Don’t mess with Houston’s Knowles sisters. It was May 2014 and the night of the Met Gala (aka “fashion’s biggest night out”). After pop music’s most famous couple posed for photographers, including an adorable moment when he pretended to propose to her again after a ring fell off her finger, Beyoncé and Jay-Z returned to their hotel. Then, all hell broke loose, and it was captured in a video of Queen B’s little sister, Solange, beating up Jay-Z.

Because of the couple’s existence at the apex of hyper-celebrity, we only got glimpses of what really went on here. Why did Solange so viciously attack Jay-Z on that elevator? Was she sticking up for big sis? Or was something else going on?

Two years later, fans seemed to get an answer with the appearance of “Becky with the good hair” on “Sorry,” the most talked-about track on Beyoncé’s sixth solo album, Lemonade. The lyrics included other clues such as, “Looking at my watch, he shoulda been home / Today I regret the night I put that ring on.”

The list of possible “Beckys” included singer/actor Rita Ora, actor/Goop founder Gwyneth Paltrow, and fashion designer Rachel Roy.

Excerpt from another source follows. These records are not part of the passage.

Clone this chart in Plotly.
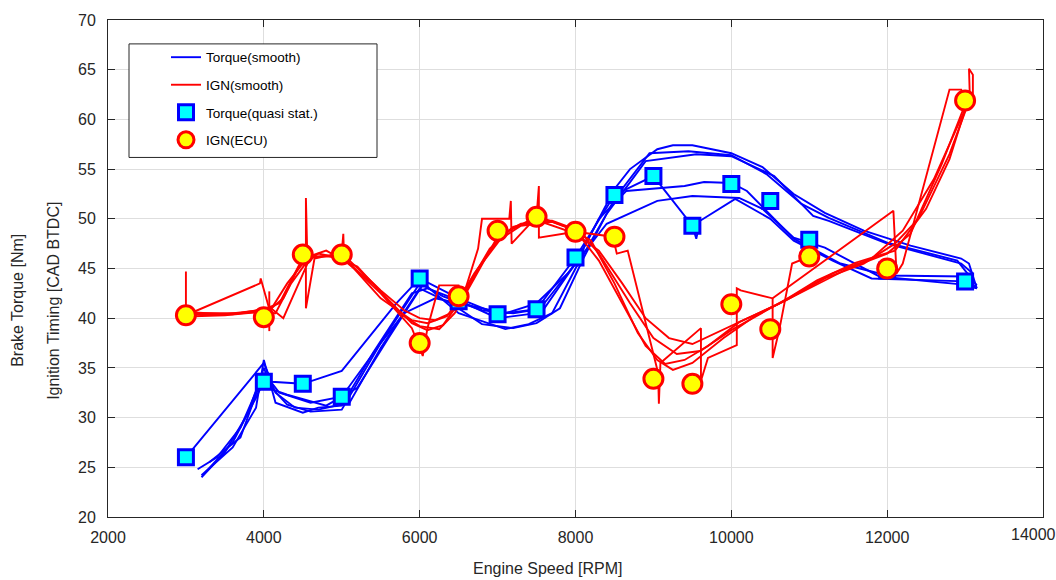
import plotly.graph_objects as go

# ---------------- data ----------------
# Torque (smooth) sweeps
t1_rpm = [3200, 3500, 3800, 4000, 4100, 4300, 4600, 5000, 5500, 6000, 6300, 6800, 7200, 7600, 8000, 8300, 8500, 8700, 9050, 9250, 9500, 10000, 10400, 10800, 11200, 11700, 12300, 12950, 13050, 13150]
t1_nm = [24.0, 26.5, 30.5, 35.0, 33.0, 31.3, 30.6, 30.8, 37.5, 43.5, 42.2, 40.8, 40.5, 41.0, 45.5, 50.0, 53.0, 55.0, 57.0, 57.4, 57.4, 56.6, 55.2, 52.5, 50.6, 48.8, 47.3, 46.0, 45.5, 43.0]

t2_rpm = [3250, 3600, 3900, 4050, 4150, 4400, 4700, 5100, 5500, 6000, 6400, 6800, 7200, 7500, 7800, 8100, 8500, 8950, 9450, 10000, 10450, 10900, 11250, 12000, 12900, 13150]
t2_nm = [24.5, 27.5, 32.0, 34.5, 32.5, 31.0, 30.8, 31.5, 37.0, 43.0, 41.5, 39.4, 39.0, 39.5, 41.0, 46.0, 52.0, 56.6, 56.8, 56.4, 54.5, 51.5, 50.1, 47.6, 45.8, 43.3]

t3_rpm = [3150, 3400, 3700, 3950, 4050, 4300, 4800, 5200, 5600, 6050, 6500, 7100, 7400, 7700, 8000, 8400, 8900, 9550, 10000, 10550, 11050, 11250, 12000, 12950, 13100]
t3_nm = [24.8, 26.0, 29.0, 33.5, 33.0, 32.3, 31.2, 33.0, 38.0, 43.5, 40.5, 38.9, 39.4, 40.5, 45.0, 50.5, 55.8, 56.5, 56.3, 54.3, 50.3, 49.8, 47.5, 45.5, 44.5]

t4_rpm = [3000, 4000, 4100, 4500, 5000, 5700, 6000, 6500, 7000, 7500, 8000, 8500, 9000, 9500, 9550, 9600, 10050, 10500, 10800, 11300, 11800, 12300, 13000, 13150]
t4_nm = [26.0, 35.5, 33.6, 33.4, 34.7, 41.5, 44.0, 42.0, 40.4, 40.9, 46.1, 52.4, 54.3, 49.3, 48.0, 49.8, 52.0, 50.0, 47.8, 45.8, 44.0, 43.9, 43.7, 43.0]

t5_rpm = [3300, 3700, 4000, 4200, 4600, 5000, 5500, 5800, 6200, 6700, 7100, 7500, 7900, 8400, 9050, 9500, 10100, 10400, 10800, 11200, 11900, 12950, 13150]
t5_nm = [25.5, 28.0, 34.5, 32.5, 31.5, 32.1, 37.5, 40.5, 42.0, 41.2, 40.5, 41.5, 44.5, 49.5, 51.8, 52.3, 52.1, 51.0, 48.1, 47.1, 44.2, 43.4, 43.0]

t6_rpm = [3200, 3600, 3900, 4000, 4150, 4500, 4700, 5000, 5400, 5900, 6100, 6500, 7000, 7500, 8000, 8300, 8650, 9400, 9650, 10000, 10200, 10800, 11400, 12000, 13000, 13150]
t6_nm = [24.2, 27.0, 31.0, 35.8, 31.5, 30.5, 31.0, 31.2, 36.5, 42.5, 43.0, 41.8, 40.0, 40.5, 45.5, 50.0, 52.8, 53.3, 53.7, 53.6, 52.8, 48.0, 45.5, 44.3, 44.2, 43.0]

# IGN (smooth) sweeps
i1_rpm = [3050, 3500, 3950, 4100, 4300, 4550, 4800, 5100, 5500, 5800, 6000, 6200, 6400, 6700, 7000, 7300, 7600, 8000, 8300, 8600, 8900, 9200, 9500, 9800, 10200, 10700, 11200, 11700, 12100, 12400, 12800, 13050]
i1_deg = [40.6, 40.4, 40.8, 41.0, 43.5, 46.0, 46.3, 45.8, 42.8, 40.8, 40.0, 39.8, 40.5, 44.5, 47.8, 49.3, 49.6, 48.5, 46.8, 43.5, 40.0, 38.0, 37.4, 38.5, 40.0, 41.8, 44.0, 45.5, 47.5, 50.0, 56.5, 61.8]

i2_rpm = [3100, 3500, 3900, 4150, 4350, 4600, 4900, 5200, 5600, 5900, 6100, 6300, 6500, 6800, 7100, 7400, 7700, 8050, 8300, 8700, 9000, 9300, 9600, 10000, 10500, 11000, 11500, 12000, 12300, 12700, 13000]
i2_deg = [40.2, 40.3, 40.6, 40.5, 43.5, 46.2, 46.2, 45.2, 41.8, 39.5, 38.8, 39.3, 41.5, 45.5, 48.6, 49.8, 49.8, 48.8, 46.5, 41.5, 38.0, 36.4, 36.7, 38.8, 41.0, 43.0, 45.0, 46.5, 48.5, 55.5, 61.5]

i3_rpm = [3000, 3600, 4000, 4200, 4450, 4700, 5000, 5400, 5800, 6000, 6250, 6450, 6700, 7000, 7300, 7700, 8000, 8300, 8600, 8900, 9150, 9400, 9700, 10100, 10600, 11100, 11600, 12100, 12500, 12800, 13050]
i3_deg = [40.4, 40.4, 40.9, 41.5, 45.3, 46.5, 46.0, 43.5, 40.2, 39.2, 38.9, 40.5, 44.0, 48.2, 49.5, 49.7, 48.8, 45.8, 41.5, 37.2, 35.4, 35.8, 37.2, 39.6, 41.4, 43.8, 45.6, 46.8, 51.0, 56.0, 62.2]

i4_rpm = [3100, 3700, 4050, 4250, 4500, 4800, 5100, 5500, 5900, 6100, 6350, 6600, 6900, 7200, 7600, 7950, 8200, 8500, 8800, 9050, 9250, 9500, 9900, 10300, 10800, 11300, 11800, 12200, 12600, 13000]
i4_deg = [40.5, 40.5, 40.7, 42.0, 46.0, 46.8, 45.5, 42.0, 39.8, 39.5, 40.2, 43.0, 47.0, 49.2, 50.0, 49.0, 47.8, 43.5, 38.5, 35.8, 34.8, 35.5, 38.0, 40.2, 42.3, 44.5, 46.0, 48.8, 54.0, 61.0]

i5_rpm = [3000, 3000, 3950, 3960, 4060, 4250, 4560, 4540, 4540, 4650, 5000, 5020, 5030, 5500, 5900, 6040, 6100, 6250, 6500, 6550, 6750, 6800, 7150, 7170, 7180, 7500, 7530, 7530, 8000, 8480, 8530, 8670, 9060, 9070, 9090, 9610, 9610, 9700, 10070, 10070, 10120, 10530, 12080, 12120, 12200, 12800, 12950, 13000, 13060, 13050, 13100, 13100]
i5_deg = [44.7, 40.3, 43.5, 44.0, 41.2, 40.0, 45.5, 52.1, 41.0, 46.0, 46.6, 48.5, 46.0, 42.5, 39.0, 36.2, 39.0, 43.3, 43.3, 42.0, 47.0, 50.0, 50.0, 51.8, 47.5, 50.2, 53.3, 48.1, 48.7, 48.2, 46.5, 46.8, 34.5, 31.4, 35.5, 39.0, 33.7, 36.0, 37.3, 43.0, 42.8, 42.0, 50.8, 44.5, 45.5, 63.0, 63.0, 62.0, 62.5, 65.1, 64.5, 62.0]

i6_rpm = [4070, 4070, None, 10530, 10530, 10620, 10780, 11000]
i6_deg = [42.7, 38.7, None, 42.0, 36.0, 39.0, 45.5, 46.2]

# Quasi-static torque and ECU ignition points
qs_rpm = [3000, 4000, 4500, 5000, 6000, 6500, 7000, 7500, 8000, 8500, 9000, 9500, 10000, 10500, 11000, 12000, 13000]
qs_nm = [26.0, 33.6, 33.4, 32.1, 44.0, 41.7, 40.4, 40.9, 46.1, 52.4, 54.3, 49.3, 53.5, 51.8, 47.9, 44.8, 43.7]

ecu_rpm = [3000, 4000, 4500, 5000, 6000, 6500, 7000, 7500, 8000, 8500, 9000, 9500, 10000, 10500, 11000, 12000, 13000]
ecu_deg = [40.3, 40.1, 46.4, 46.4, 37.5, 42.2, 48.8, 50.2, 48.7, 48.2, 33.9, 33.4, 41.4, 38.9, 46.2, 45.0, 61.9]

# x tick values (last one is labelled separately because it sits at the figure edge)
x_ticks = [2000, 4000, 6000, 8000, 10000, 12000, 14000]

# ---------------- figure ----------------
FONT = "Arial, Liberation Sans, Helvetica, sans-serif"
BLUE = "#0000ff"
RED = "#ff0000"

fig = go.Figure()

torque_runs = [(t1_rpm, t1_nm), (t2_rpm, t2_nm), (t3_rpm, t3_nm), (t4_rpm, t4_nm), (t5_rpm, t5_nm), (t6_rpm, t6_nm)]
ign_runs = [(i1_rpm, i1_deg), (i2_rpm, i2_deg), (i3_rpm, i3_deg), (i4_rpm, i4_deg), (i5_rpm, i5_deg), (i6_rpm, i6_deg)]

for k, (xs, ys) in enumerate(torque_runs):
    fig.add_trace(go.Scatter(x=xs, y=ys, mode="lines", line=dict(color=BLUE, width=1.9),
                             name="Torque(smooth)", showlegend=(k == 0), legendgroup="g1",
                             legendrank=1, connectgaps=False))
for k, (xs, ys) in enumerate(ign_runs):
    fig.add_trace(go.Scatter(x=xs, y=ys, mode="lines", line=dict(color=RED, width=1.9),
                             name="IGN(smooth)", showlegend=(k == 0), legendgroup="g2",
                             legendrank=2, connectgaps=False))

fig.add_trace(go.Scatter(x=qs_rpm, y=qs_nm, mode="markers", name="Torque(quasi stat.)",
                         marker=dict(symbol="square", size=15, color="#00ffff",
                                     line=dict(color=BLUE, width=3)),
                         legendgroup="g3", legendrank=3))
fig.add_trace(go.Scatter(x=ecu_rpm, y=ecu_deg, mode="markers", name="IGN(ECU)",
                         marker=dict(symbol="circle", size=19, color="#ffff00",
                                     line=dict(color=RED, width=3)),
                         legendgroup="g4", legendrank=4))

axis_common = dict(showline=True, linecolor="#262626", linewidth=1, mirror="allticks",
                   ticks="inside", ticklen=7, tickcolor="#262626", tickwidth=1,
                   showgrid=True, gridcolor="#dedede", gridwidth=1, zeroline=False,
                   tickfont=dict(family=FONT, size=16, color="#262626"))

fig.update_xaxes(range=[2000, 14000], tickmode="array", tickvals=x_ticks,
                 ticktext=[str(v) for v in x_ticks[:-1]] + [""],
                 ticklabelstandoff=6, **axis_common)
fig.update_yaxes(range=[20, 70], dtick=5, tick0=20, tickformat="d",
                 ticklabelstandoff=8, **axis_common)

L, R, T, B = 108, 13, 18, 63
PW = 1056 - L - R
PH = 580 - T - B

def px(xp):
    return (xp - L) / PW

def py(yp):
    return (580 - B - yp) / PH

# label of the last x tick, nudged left so it stays inside the figure
fig.add_annotation(text=str(x_ticks[-1]), xref="x", yref="paper", x=x_ticks[-1], y=py(535),
                   showarrow=False, xanchor="center", yanchor="middle", xshift=-10,
                   font=dict(family=FONT, size=16, color="#262626"))

# legend box
fig.add_shape(type="rect", xref="paper", yref="paper",
              x0=px(129), x1=px(377), y0=py(156), y1=py(42),
              line=dict(color="#262626", width=1), fillcolor="white", layer="above")

fig.add_annotation(text="Engine Speed [RPM]", xref="paper", yref="paper",
                   x=px(547), y=py(569), showarrow=False, xanchor="center", yanchor="middle",
                   font=dict(family=FONT, size=16, color="#262626"))
fig.add_annotation(text="Brake Torque [Nm]", xref="paper", yref="paper",
                   x=px(18), y=py(300), showarrow=False, textangle=-90,
                   xanchor="center", yanchor="middle",
                   font=dict(family=FONT, size=16, color="#262626"))
fig.add_annotation(text="Ignition Timing [CAD BTDC]", xref="paper", yref="paper",
                   x=px(54), y=py(300), showarrow=False, textangle=-90,
                   xanchor="center", yanchor="middle",
                   font=dict(family=FONT, size=16, color="#262626"))

fig.update_layout(
    width=1056, height=580,
    margin=dict(l=L, r=R, t=T, b=B),
    paper_bgcolor="white", plot_bgcolor="white",
    font=dict(family=FONT, size=14, color="#262626"),
    legend=dict(x=px(166), y=py(40), xanchor="left", yanchor="top",
                bgcolor="rgba(0,0,0,0)", borderwidth=0,
                font=dict(family=FONT, size=13.5, color="#000000"),
                traceorder="grouped", tracegroupgap=7, itemsizing="trace"),
)

fig.write_html("out.html")
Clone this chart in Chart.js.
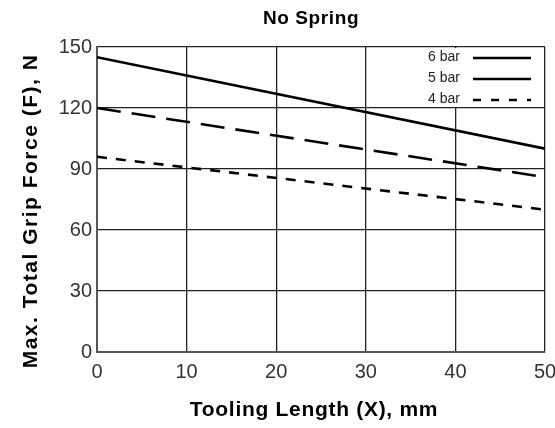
<!DOCTYPE html>
<html>
<head>
<meta charset="utf-8">
<script src="https://cdn.jsdelivr.net/npm/chart.js@4.4.1/dist/chart.umd.min.js"></script>
<style>
  html, body { margin: 0; padding: 0; background: #fff; }
  #wrap { width: 555px; height: 428px; }
</style>
</head>
<body>
<div id="wrap"><canvas id="c" width="555" height="428"></canvas></div>
<script>
// ---- data ----
const xValues = [0, 50];
const bar6 = [145, 100];
const bar5 = [120, 86];
const bar4 = [96, 70];
const seriesLabels = ['6 bar', '5 bar', '4 bar'];
const xTickValues = [0, 10, 20, 30, 40, 50];
const yTickValues = [0, 30, 60, 90, 120, 150];
const chartTitle = 'No Spring';
const xTitle = 'Tooling Length (X), mm';
const yTitle = 'Max. Total Grip Force (F), N';

// ---- styles ----
const FONT = "'Liberation Sans', Arial, Helvetica, sans-serif";
const seriesDash = [[], [24, 11], [10, 9]];
const legendDash = [[], [], [8, 10]];
const seriesArrays = [bar6, bar5, bar4];

const datasets = seriesArrays.map((arr, i) => ({
  label: seriesLabels[i],
  data: xValues.map((x, j) => ({ x: x, y: arr[j] })),
  borderColor: '#000',
  borderWidth: 2.6,
  borderDash: seriesDash[i],
  pointRadius: 0,
  fill: false,
  tension: 0
}));

const textPlugin = {
  id: 'texts',
  beforeDatasetsDraw(chart) {
    const ctx = chart.ctx;
    const a = chart.chartArea;
    const yS = chart.scales.y;
    const boxL = a.right - 160;
    const boxB = yS.getPixelForValue(120);
    ctx.save();
    ctx.fillStyle = '#fff';
    ctx.fillRect(boxL, a.top + 1, a.right - boxL - 1, boxB - a.top - 2);
    ctx.font = '14px ' + FONT;
    ctx.fillStyle = '#222';
    ctx.textAlign = 'right';
    ctx.textBaseline = 'middle';
    seriesLabels.forEach((lab, i) => {
      const yy = a.top + 10 + i * 21;
      ctx.fillText(lab, a.right - 85, yy);
      ctx.beginPath();
      ctx.setLineDash(legendDash[i]);
      ctx.lineWidth = 2.4;
      ctx.strokeStyle = '#000';
      ctx.moveTo(a.right - 72, yy + 1);
      ctx.lineTo(a.right - 14, yy + 1);
      ctx.stroke();
    });
    ctx.restore();
  },
  afterDraw(chart) {
    const ctx = chart.ctx;
    ctx.save();
    ctx.fillStyle = '#000';
    ctx.textAlign = 'center';
    ctx.textBaseline = 'middle';
    ctx.font = 'bold 19px ' + FONT;
    ctx.letterSpacing = '0.6px';
    ctx.fillText(chartTitle, 311, 19);
    ctx.font = 'bold 21px ' + FONT;
    ctx.letterSpacing = '0.7px';
    ctx.fillText(xTitle, 314, 410);
    ctx.translate(31, 211);
    ctx.rotate(-Math.PI / 2);
    ctx.font = 'bold 21px ' + FONT;
    ctx.letterSpacing = '1.5px';
    ctx.fillText(yTitle, 0, 0);
    ctx.restore();
  }
};

new Chart(document.getElementById('c'), {
  type: 'line',
  data: { datasets: datasets },
  options: {
    responsive: false,
    animation: false,
    devicePixelRatio: 1,
    layout: { padding: { top: 47, right: 10, left: 0, bottom: 0 } },
    plugins: { legend: { display: false }, title: { display: false }, tooltip: { enabled: false } },
    scales: {
      x: {
        type: 'linear',
        min: 0, max: 50,
        afterBuildTicks: (s) => { s.ticks = xTickValues.map(v => ({ value: v })); },
        afterFit: (s) => { s.height = 76; s.paddingRight = 0; s.paddingLeft = 0; },
        grid: { color: '#222', lineWidth: 1.3, drawTicks: false },
        border: { color: '#555', width: 2 },
        ticks: { color: '#333', font: { family: FONT, size: 20 }, padding: 8, maxRotation: 0 }
      },
      y: {
        type: 'linear',
        min: 0, max: 150,
        afterBuildTicks: (s) => { s.ticks = yTickValues.map(v => ({ value: v })); },
        afterFit: (s) => { s.width = 97; s.paddingTop = 0; s.paddingBottom = 0; },
        grid: { color: '#222', lineWidth: 1.3, drawTicks: false },
        border: { color: '#555', width: 2 },
        ticks: { color: '#333', font: { family: FONT, size: 20 }, padding: 5 }
      }
    }
  },
  plugins: [textPlugin]
});
</script>
</body>
</html>
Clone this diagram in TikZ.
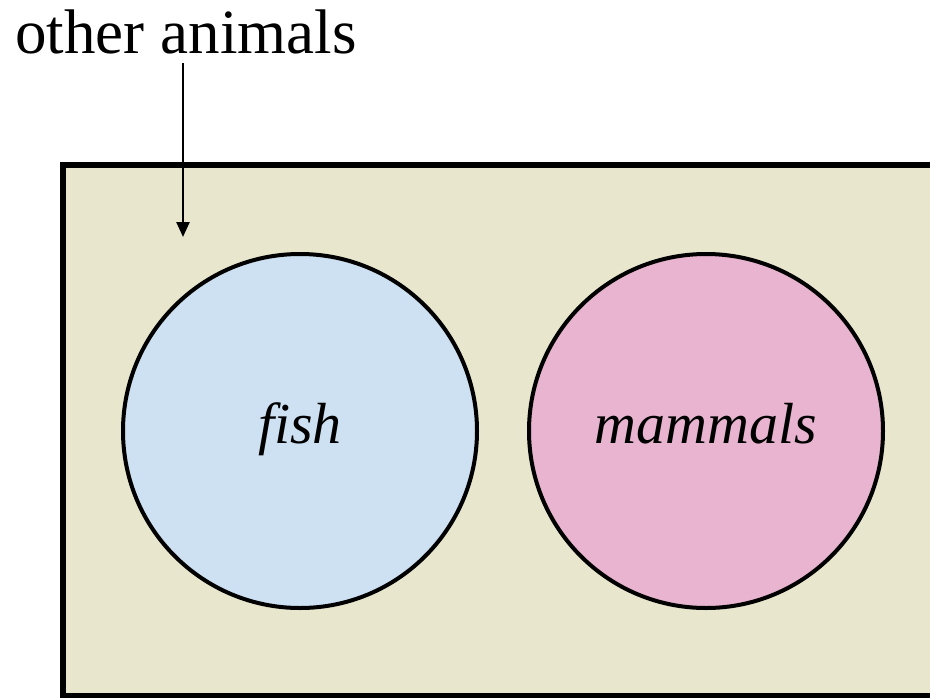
\documentclass[tikz,border=0pt]{standalone}
\usepackage{fontspec}
\setmainfont{Liberation Serif}
\usetikzlibrary{arrows.meta}
\definecolor{fondo}{RGB}{232,231,205}
\definecolor{azulpez}{RGB}{205,225,242}
\definecolor{rosamam}{RGB}{232,180,207}

\begin{document}
\begin{tikzpicture}[x=1pt, y=-1pt,
    conjunto/.style={circle, draw, line width=4pt, minimum size=354pt,
        inner sep=0pt, text height=24pt, text depth=0pt,
        font=\fontsize{58}{58}\selectfont\itshape},
    flecha/.style={-{Triangle[length=15pt,width=13pt]}, line width=2.4pt}]
    \useasboundingbox (0,0) rectangle (930,697);
    \clip (0,0) rectangle (930,697);

    % Universo: el resto de los animales.
    \draw[line width=6pt, fill=fondo] (62.5,165) rectangle (980,696);

    % Conjuntos disjuntos dentro del universo.
    \node[conjunto, fill=azulpez] (pez) at (300,431) {fish};
    \node[conjunto, fill=rosamam] (mamifero) at (706,431) {mammals};

    % Etiqueta del universo con su flecha.
    \node[anchor=base, inner sep=9pt, font=\fontsize{63}{63}\selectfont]
        (otros) at (186,53) {other animals};
    \coordinate (punta) at (183,237);
    \draw[flecha] (otros.south -| punta) -- (punta);
\end{tikzpicture}
\end{document}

But the femme fatale who elicited such unprintable fire from Beyoncé may never be known. Maybe “Sorry” was just a fictitious story not drawn from real life. Today, Jay-Z and Beyoncé remain crazy in love, raising three children.

Lisa Nowak and Bill Oefelein and Colleen Shipman
In 2004, Lisa Nowak, a married mother of three and a NASA astronaut, began an affair with a fellow astronaut, Bill Oefelein. During the couple’s three-year romance, Oefelein divorced his wife and Nowak was heading toward a separation from her husband. But things didn’t go according to plan for Nowak: Oefelein broke up with her in 2007 and began seeing another woman, Colleen Shipman.

Nowak didn’t take the breakup very well. Using a key Oefelein had given her to his place in Houston, she broke in and learned who her rival was. She also found out when Shipman was taking a return flight to Orlando. Determined to confront Shipman, Nowak set out on a 950-mile journey, bringing along a buck knife, BB gun, latex gloves, rubber tubing, duct tape, garbage bags, and a map where Shipman lived in Cape Canaveral. But what made headlines was the NASA-issued diapers she wore to avoid having to make pitstops.

In a parking lot, Nowak, disguised in a black wig and trench coat, attacked Shipman with pepper spray. Fortunately, that was as far as she got. Police arrested her, and she was charged with attempted kidnapping, battery, and burglary. Nowak pleaded guilty to a lesser charge and was sentenced to a year of probation. According to a People magazine story in 2017, Oefelein and Shipman married in 2010 and moved to Alaska, while Nowak was living a quiet life in Texas.

Guy and Susanna Clark and Townes Van Zandt
Here is one where the trio made it work. Guy Clark and Townes Van Zandt were songwriting peers and friendly rivals. Guy’s wife, Susanna, and Van Zandt were ritual conversationalists who began each day with an hourlong phone call about art, history, music, poetry, The Andy Griffith Show, the weather, and so on. Guy would pop in with coffee for Susanna from time to time. This relationship lies at the heart of Without Getting Killed or Caught, Tamara Saviano’s 2020 documentary about the trio. Susanna wrote a poem that appears in the film: “One is her soul, and the other her heart.”

“Their art is what drove the three of them,” Saviano told Texas Highways in 2020. “Townes was the yardstick for Guy. Guy felt like Townes made him a better writer. Susanna loved Townes, and Guy was very stoic, very West Texas, logical, no-nonsense. And Townes and Susanna had this very mystical thing. Townes gave her things that Guy never could have given her…Guy loved Susanna; Guy loved Townes; Townes loved them both; Susanna loved them both.”

Van Zandt passed away in 1997. Susanna and Guy remained together until her death in 2012. Guy died after a long battle with lymphoma in 2016.